A service center tracked their order entry errors for one quarter. They processed 3,600 orders and 127 contained errors, a 3.5% error rate. The average cost per error (including re-picks, re-shipments, returns, credits, and labor to resolve) was $340. That quarter cost them $43,180 in error-related expenses. Annualized, order entry errors were a $173,000 line item that appeared nowhere in their budget because the costs were scattered across freight, labor, credits, and customer service time.
Where Errors Happen
Order entry errors in steel distribution follow predictable patterns. Gauge or thickness errors account for roughly 30% of mistakes. A rep enters 14-gauge when the customer said 16-gauge, or transposes 0.075 and 0.057 inch thickness. On a phone order, the difference between "fourteen" and "sixteen" is one syllable. Width errors account for 20% of mistakes: 48 inches versus 48.5 inches, or entering the width in the wrong field. Grade or specification errors make up 15%: A36 versus A572, galvanized versus galvanneal. Quantity errors (wrong number of pieces, wrong weight) account for another 15%. The remaining 20% are address errors, delivery date mistakes, and pricing entry problems.
Prevention Strategies That Work
Read-back confirmation is the simplest and most effective prevention method. After entering the order, the rep reads back every line item to the customer: "So that is 20,000 pounds of 14-gauge hot-rolled, 48 inches wide, A36, delivered to your Elm Street location on Thursday. Correct?" This takes 30 seconds and catches the majority of verbal miscommunication errors.
Standardized order entry screens reduce errors caused by entering data in wrong fields. Your order entry system should present fields in a logical sequence that matches how orders are communicated: product type, grade, gauge/thickness, width, length (if applicable), quantity, delivery date, delivery address. Each field should have validation rules that flag impossible or unusual values. A gauge field that accepts "140" instead of "14" without warning is a system design failure.
Drop-down menus for grades, coatings, and specifications eliminate spelling errors and ensure consistency.

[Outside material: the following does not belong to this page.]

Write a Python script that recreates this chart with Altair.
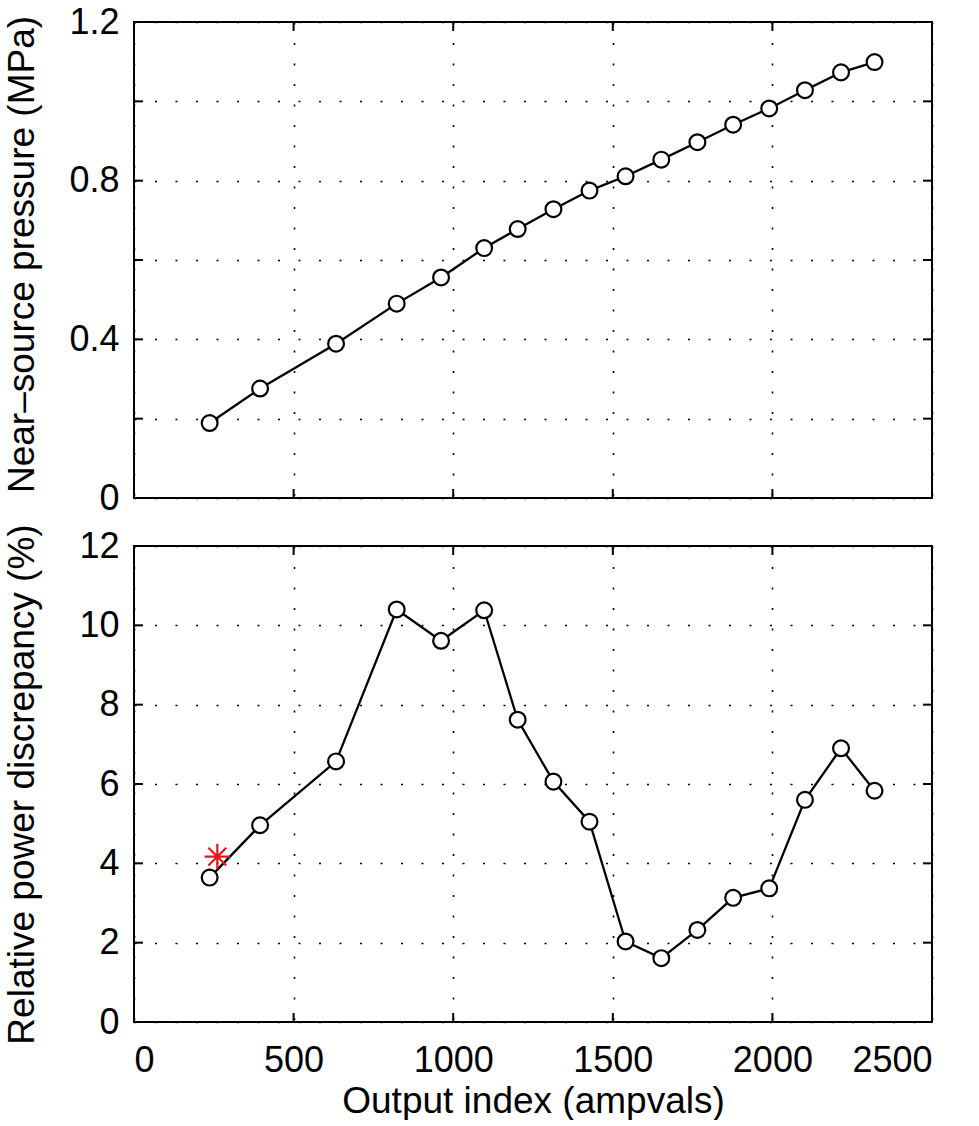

A rep typing "galvinized" will not be caught by a text field. A drop-down that offers "Galvanized" and "Galvanneal" as the only options prevents the error entirely.
The Two-Person Rule for Large Orders
For orders above a value threshold (many service centers use $10,000 or $25,000), require a second person to review the order before it goes to the warehouse. This is not about trusting the rep who entered it. It is about catching the errors that every human makes, especially on complex orders with multiple line items, mixed specifications, and split deliveries.
The review does not need to take long. A quick scan of the key fields: grade, gauge, width, quantity, delivery date, and pricing. A second set of eyes catches transposition errors, wrong units of measure, and pricing mistakes that the original entry person's brain auto-corrects because they know what they intended to enter.
Tracking and Accountability
Track every error with the type, the cause, the person who made it, and the cost to resolve. Review this data monthly with the order entry team. Not as punishment. As pattern recognition. If 40% of your gauge errors involve the same two products that have similar gauge options, the solution might be adding a confirmation prompt in the system for those specific products rather than lecturing people about being more careful.
Set an error rate target (1% is achievable for most operations) and celebrate when the team hits it. An order entry team that goes a full month at less than 1% errors has saved the company thousands of dollars. That is worth recognizing.